Home >Home Page >India, China in talks for free trade pact

Hua Hin, Thailand: India said on Sunday that it is in discussions with China for a free trade agreement (FTA) to break down duty barriers to bilateral trade.

The statement by Prime Minister Manmohan Singh came a day after he and Chinese Premier Wen Jiabao met here and agreed not to let differences between the two countries to hurt bilateral cooperation. The two nations have had barbed exchanges recently over issues such as sovereignty over Arunachal Pradesh.

Joining hands: Prime Minister Manmohan Singh (left) with Chinese Premier Wen Jiabao at a hotel in Hua Hin, Thailand, on Saturday. AP

“We are in discussions with Japan, China, Thailand and Malaysia and other countries to conclude agreements of a similar nature," Singh said at the Fourth East Asia Summit here.

Faced with a huge trade imbalance in favour of China, Indian industry has strongly opposed signing any FTA-like pact with it. The commerce ministry has launched a number of investigations against China for allegedly dumping goods in the Indian market.

Against exports of $9.26 billion (around Rs43,000 crore), imports from China to India totalled $31.33 billion in the last fiscal year.

India is also in favour of creating a large Asian trade and investment community. Singh said that the focus should be on creating local demand as economies try to emerge from the financial crisis. “Our focus should be on generation of stronger domestic demand in Asian economies through investment in infrastructure, creation and strengthening of the social welfare," he said.

Singh and Wen agreed on Saturday that the two countries should handle carefully the differences over the borders which should not be allowed to act as impediments.

It was important for the two fastest growing economies in the world to live in harmony to ensure that the present century belongs to Asia, both leaders said.

Singh said the vision of economic integration by coalescing the FTAs into a regional trade agreement is a pivotal step towards the integration of Asia into a common unit.

“This can lead to the creation of a broader Asian economic community," he said, adding that there was a need to move forward in this direction and “exhibit the requisite political will".

Bilateral talks between New Delhi and Beijing are expected to come under spotlight during the tri-nation meet of Russia, India and China here on October 27, as the two Asian giants seek to take forward the initiative by their Premiers to ease tensions over the border issue.

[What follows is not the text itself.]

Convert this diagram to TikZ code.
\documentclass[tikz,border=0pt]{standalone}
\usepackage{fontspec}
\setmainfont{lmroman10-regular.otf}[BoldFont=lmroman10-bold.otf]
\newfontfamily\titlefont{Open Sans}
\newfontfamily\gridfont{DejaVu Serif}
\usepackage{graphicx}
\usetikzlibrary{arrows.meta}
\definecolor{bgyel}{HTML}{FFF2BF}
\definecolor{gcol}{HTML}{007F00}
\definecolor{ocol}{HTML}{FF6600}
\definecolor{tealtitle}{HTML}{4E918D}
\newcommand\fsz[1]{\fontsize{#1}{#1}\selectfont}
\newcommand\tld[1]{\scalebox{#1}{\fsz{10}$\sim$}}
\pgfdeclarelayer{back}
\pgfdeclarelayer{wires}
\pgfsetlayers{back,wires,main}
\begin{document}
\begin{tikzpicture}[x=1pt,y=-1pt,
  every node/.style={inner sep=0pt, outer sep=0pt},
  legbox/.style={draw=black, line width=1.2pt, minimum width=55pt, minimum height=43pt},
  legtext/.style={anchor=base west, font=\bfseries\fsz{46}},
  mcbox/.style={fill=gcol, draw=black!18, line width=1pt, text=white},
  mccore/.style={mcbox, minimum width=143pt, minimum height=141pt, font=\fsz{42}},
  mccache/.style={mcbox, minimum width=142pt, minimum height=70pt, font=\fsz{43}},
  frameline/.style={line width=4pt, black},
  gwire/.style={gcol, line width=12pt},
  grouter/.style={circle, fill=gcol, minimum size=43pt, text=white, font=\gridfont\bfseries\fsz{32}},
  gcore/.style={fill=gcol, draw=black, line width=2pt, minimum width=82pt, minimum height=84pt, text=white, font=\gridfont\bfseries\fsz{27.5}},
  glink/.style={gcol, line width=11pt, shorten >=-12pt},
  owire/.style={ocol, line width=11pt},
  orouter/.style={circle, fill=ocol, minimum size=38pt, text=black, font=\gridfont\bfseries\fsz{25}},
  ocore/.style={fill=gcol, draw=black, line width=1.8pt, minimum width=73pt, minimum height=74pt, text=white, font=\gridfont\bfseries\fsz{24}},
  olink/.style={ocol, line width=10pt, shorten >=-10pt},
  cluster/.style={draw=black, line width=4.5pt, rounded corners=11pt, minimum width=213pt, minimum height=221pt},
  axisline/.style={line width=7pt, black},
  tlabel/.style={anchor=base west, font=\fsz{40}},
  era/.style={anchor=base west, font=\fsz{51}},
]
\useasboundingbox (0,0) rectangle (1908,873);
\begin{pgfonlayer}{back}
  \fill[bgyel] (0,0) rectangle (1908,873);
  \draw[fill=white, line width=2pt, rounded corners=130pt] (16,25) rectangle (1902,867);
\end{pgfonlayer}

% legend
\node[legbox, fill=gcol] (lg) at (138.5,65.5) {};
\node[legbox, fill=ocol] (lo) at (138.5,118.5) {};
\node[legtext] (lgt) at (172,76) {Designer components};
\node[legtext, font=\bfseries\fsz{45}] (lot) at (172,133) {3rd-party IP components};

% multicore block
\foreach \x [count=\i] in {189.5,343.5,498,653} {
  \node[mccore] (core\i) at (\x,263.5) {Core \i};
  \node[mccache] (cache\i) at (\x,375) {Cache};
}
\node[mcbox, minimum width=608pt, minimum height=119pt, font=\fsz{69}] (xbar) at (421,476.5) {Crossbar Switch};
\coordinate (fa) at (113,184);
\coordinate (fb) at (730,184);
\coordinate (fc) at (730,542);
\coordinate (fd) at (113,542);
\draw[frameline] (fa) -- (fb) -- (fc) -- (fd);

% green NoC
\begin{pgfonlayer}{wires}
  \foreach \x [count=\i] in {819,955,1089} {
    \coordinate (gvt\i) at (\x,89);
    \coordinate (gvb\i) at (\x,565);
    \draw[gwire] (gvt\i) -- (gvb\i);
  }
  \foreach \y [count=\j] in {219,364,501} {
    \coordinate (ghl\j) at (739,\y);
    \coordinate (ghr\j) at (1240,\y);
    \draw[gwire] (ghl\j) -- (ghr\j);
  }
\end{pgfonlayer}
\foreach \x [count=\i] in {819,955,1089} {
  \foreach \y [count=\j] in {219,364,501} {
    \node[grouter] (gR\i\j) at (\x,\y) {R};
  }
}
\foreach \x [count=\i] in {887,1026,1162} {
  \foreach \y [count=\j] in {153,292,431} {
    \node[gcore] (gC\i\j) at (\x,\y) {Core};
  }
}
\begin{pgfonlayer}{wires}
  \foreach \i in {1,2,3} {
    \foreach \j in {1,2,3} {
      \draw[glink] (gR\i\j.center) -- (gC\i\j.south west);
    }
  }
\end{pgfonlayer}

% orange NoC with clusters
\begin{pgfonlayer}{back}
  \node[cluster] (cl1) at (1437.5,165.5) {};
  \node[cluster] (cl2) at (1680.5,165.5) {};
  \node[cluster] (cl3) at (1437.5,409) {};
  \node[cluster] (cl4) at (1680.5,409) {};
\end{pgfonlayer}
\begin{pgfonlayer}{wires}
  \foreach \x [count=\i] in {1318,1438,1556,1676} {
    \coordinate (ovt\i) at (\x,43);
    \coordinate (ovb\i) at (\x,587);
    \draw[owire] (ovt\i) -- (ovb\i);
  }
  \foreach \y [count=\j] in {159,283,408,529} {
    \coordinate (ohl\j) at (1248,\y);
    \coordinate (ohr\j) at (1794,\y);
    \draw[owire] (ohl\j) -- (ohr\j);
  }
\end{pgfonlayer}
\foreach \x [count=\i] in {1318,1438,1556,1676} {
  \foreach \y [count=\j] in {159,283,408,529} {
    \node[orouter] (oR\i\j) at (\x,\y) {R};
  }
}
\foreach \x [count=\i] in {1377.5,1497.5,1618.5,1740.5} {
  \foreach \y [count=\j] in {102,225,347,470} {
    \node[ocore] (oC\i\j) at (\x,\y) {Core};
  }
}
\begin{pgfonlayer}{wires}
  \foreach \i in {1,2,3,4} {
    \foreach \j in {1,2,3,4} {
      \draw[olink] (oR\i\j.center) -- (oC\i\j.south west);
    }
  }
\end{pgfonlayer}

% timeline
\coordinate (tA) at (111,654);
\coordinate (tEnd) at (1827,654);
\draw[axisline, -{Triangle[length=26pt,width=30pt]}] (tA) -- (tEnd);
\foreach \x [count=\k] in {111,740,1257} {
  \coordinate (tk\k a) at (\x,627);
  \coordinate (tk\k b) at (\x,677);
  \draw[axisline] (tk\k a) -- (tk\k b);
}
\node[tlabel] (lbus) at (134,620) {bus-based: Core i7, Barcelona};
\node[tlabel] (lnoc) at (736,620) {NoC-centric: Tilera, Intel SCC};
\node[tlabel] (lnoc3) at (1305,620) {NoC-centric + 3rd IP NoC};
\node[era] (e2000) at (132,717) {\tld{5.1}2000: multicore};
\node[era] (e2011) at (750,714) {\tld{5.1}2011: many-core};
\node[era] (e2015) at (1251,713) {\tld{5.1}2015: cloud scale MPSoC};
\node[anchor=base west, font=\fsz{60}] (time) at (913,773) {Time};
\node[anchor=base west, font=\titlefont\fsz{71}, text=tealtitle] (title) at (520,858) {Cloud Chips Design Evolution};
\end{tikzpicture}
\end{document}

Indian foreign minister S M Krishna and his Chinese counterpart Yang Jiechi would hold bilateral discussions on the sidelines of the three-nation meet close on the heels of the talks between Prime Minister Manmohan Singh and his Chinese counterpart Wen Jiabao in Thailand on the margins of the Asean -India summit on Saturday.

Russia will be represented by Sergei Lavrov.

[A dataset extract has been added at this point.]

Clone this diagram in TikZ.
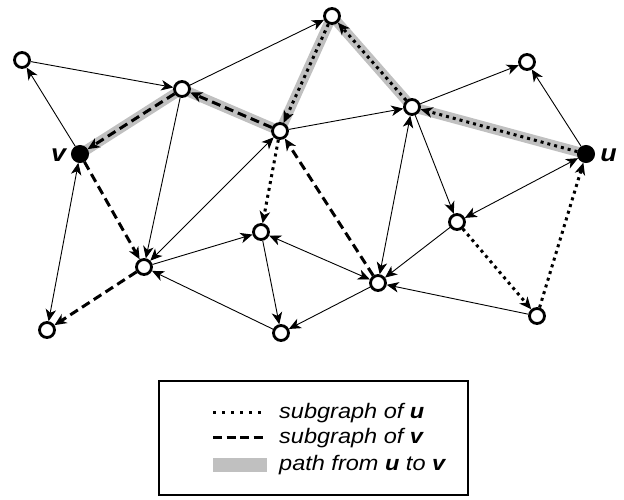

Meeting in the backdrop of intensified rhetoric between the two nations over Arunachal Pradesh, Singh and Wen agreed that bilateral issues should be properly handled through talks but skirted the row over the north eastern state.

In their fifth standalone meeting, the foreign ministers of the three countries are expected to discuss regional and international issues apart from working out a strategy to explore ways to strengthen their trilateral cooperation.

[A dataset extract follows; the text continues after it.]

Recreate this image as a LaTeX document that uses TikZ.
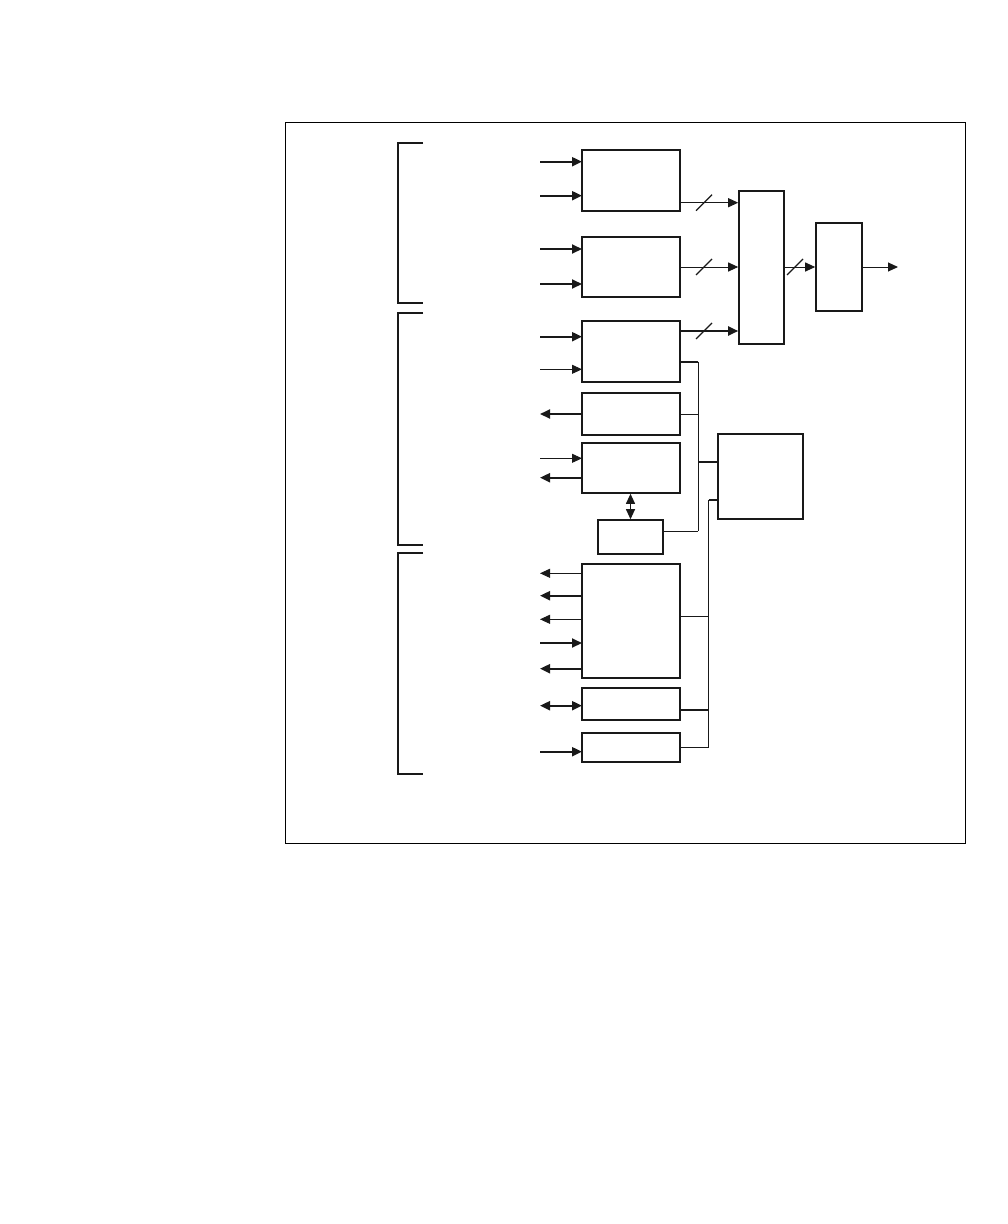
\documentclass[tikz,border=0pt]{standalone}
\usetikzlibrary{arrows.meta}
\begin{document}
\begin{tikzpicture}[x=1pt,y=-1pt,
  box/.style={draw=black!90,line width=1.6pt,inner sep=0pt,minimum width=98pt},
  thk/.style={line width=2pt,draw=black!90},
  thn/.style={line width=1pt,draw=black!90},
  tip/.style={-{Triangle[length=10pt,width=9pt]}},
  tipb/.style={{Triangle[length=10pt,width=9pt]}-{Triangle[length=10pt,width=9pt]}},
  brk/.style={line width=2pt,draw=black!90},
  slash/.style={line width=1.3pt,draw=black!90}]
\useasboundingbox (0,0) rectangle (1008,1224);
% outer frame
\draw[line width=1pt] (285,122) rectangle (965,843);
% brackets
\draw[brk] (423,143) -- (398,143) -- (398,302.5) -- (423,302.5);
\draw[brk] (423,313) -- (398,313) -- (398,545) -- (423,545);
\draw[brk] (423,553) -- (398,553) -- (398,774) -- (423,774);
% boxes
\node[box,minimum height=61pt] (b1) at (631,180.5) {};
\node[box,minimum height=60pt] (b2) at (631,267) {};
\node[box,minimum height=61pt] (b3) at (631,351.5) {};
\node[box,minimum height=42pt] (b4) at (631,414) {};
\node[box,minimum height=50pt] (b5) at (631,468) {};
\node[box,minimum width=65pt,minimum height=34pt] (b6) at (630.5,537) {};
\node[box,minimum width=85pt,minimum height=85pt] (b7) at (760.5,476.5) {};
\node[box,minimum height=114pt] (b8) at (631,621) {};
\node[box,minimum height=32pt] (b9) at (631,704) {};
\node[box,minimum height=29pt] (b10) at (631,747.5) {};
\node[box,minimum width=45pt,minimum height=153pt] (b11) at (761.5,267.5) {};
\node[box,minimum width=46pt,minimum height=88pt] (b12) at (839,267) {};
% input/output arrows on the left
\foreach \y/\s/\d [count=\k] in {161.7/thk/i, 195.7/thk/i, 249/thk/i, 284/thk/i, 336.7/thk/i, 369.3/thn/i,
                      414/thk/o, 458.3/thn/i, 477.7/thk/o,
                      573.3/thn/o, 595.7/thk/o, 619.3/thn/o, 643/thk/i, 668.7/thk/o,
                      705.7/thk/b, 751.7/thk/i}{
  \coordinate (L\k) at (540,\y);
  \coordinate (R\k) at (582,\y);
  \if i\d \draw[\s,tip] (L\k) -- (R\k); \fi
  \if o\d \draw[\s,tip] (R\k) -- (L\k); \fi
  \if b\d \draw[\s,tipb] (L\k) -- (R\k); \fi
}
% to mux
\draw[thn,tip] (b1.east |- 0,202.7) -- (b11.west |- 0,202.7);
\draw[thn,tip] (b2.east) -- (b11.west |- b2.east);
\draw[thk,tip] (b3.east |- 0,331) -- (b11.west |- 0,331);
\draw[thn,tip] (b11.east |- b12.west) -- (b12.west);
\coordinate (out) at (898,267);
\draw[thn,tip] (b12.east) -- (out);
% slashes
\foreach \x/\y in {704/202.7, 704/267, 704/331, 795/267}
  \draw[slash] (\x-8,\y+8) -- (\x+8,\y-8);
% double arrow b5-b6
\draw[thn,tipb] (b5.south -| b6.north) -- (b6.north);
% bus 1
\coordinate (bus1t) at (698.3,361.7);
\coordinate (bus1b) at (698.3,531);
\draw[thk] (b3.east |- bus1t) -- (bus1t);
\draw[thn] (bus1t) -- (bus1b);
\draw[thn] (b4.east) -- (b4.east -| bus1t);
\draw[thn] (b6.east |- bus1b) -- (bus1b);
\draw[thk] (698.3,462) -- (b7.west |- 0,462);
% bus 2
\coordinate (bus2t) at (708.5,500);
\coordinate (bus2b) at (708.5,747.3);
\draw[thk] (bus2t) -- (b7.west |- bus2t);
\draw[thn] (bus2t) -- (bus2b);
\draw[thn] (b8.east |- 0,616.3) -- (bus2t |- 0,616.3);
\draw[thk] (b9.east |- 0,709.7) -- (bus2t |- 0,709.7);
\draw[thn] (b10.east |- bus2b) -- (bus2b);
\end{tikzpicture}
\end{document}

The city is playing host to a major international event 23 years after the SAARC summit staged during November, 1986.

The meeting apparently being held here at the initiative of Krishna, a former chief minister of Karnataka, will also outline common goals and objectives of the countries and try to synergise their efforts to achieve them.

The visiting foreign ministers along with their team of officials will arrive in the city by tomorrow evening.

Tight security arrangements have been put in place for the meeting.

Official sources said the foreign ministers would hold a joint media briefing by afternoon at the conclusion of their meet which would also focus on issues of energy security, climate change, counter-terrorism and trans-national crime.

Krishna-Yang meeting assumes greater significance in the backdrop of heightened spat between the two nations after China objected to the visit by Singh to Arunachal Pradesh, raking up its claim over the state.

China’s assertion had evoked strong response from India which declared Arunachal Pradesh as its integral part and questioned Beijing’s involvement in projects in Pakistan-Occupied Kashmir, saying it was not in the interest of Sino-India relations.

Beijing had also protested Tibetan spiritual leader Dalai Lama’s proposed visit to Arunachal Pradesh next month but New Delhi has said he was free to visit any part of India.

Issue of visa to people from Jammu and Kashmir on loose sheets by China, to which New Delhi took exception, and Beijing’s reported move over upstream water projects on the Yaluzangbu, Brahamaputra on the Indian side, had also added to the rising temperature in their relations.

The Manmohan-Wen meeting on Saturday has, however, lent a conciliatory tone with the two leaders underlining the importance of building trust, harmony and better understanding in their bilateral ties.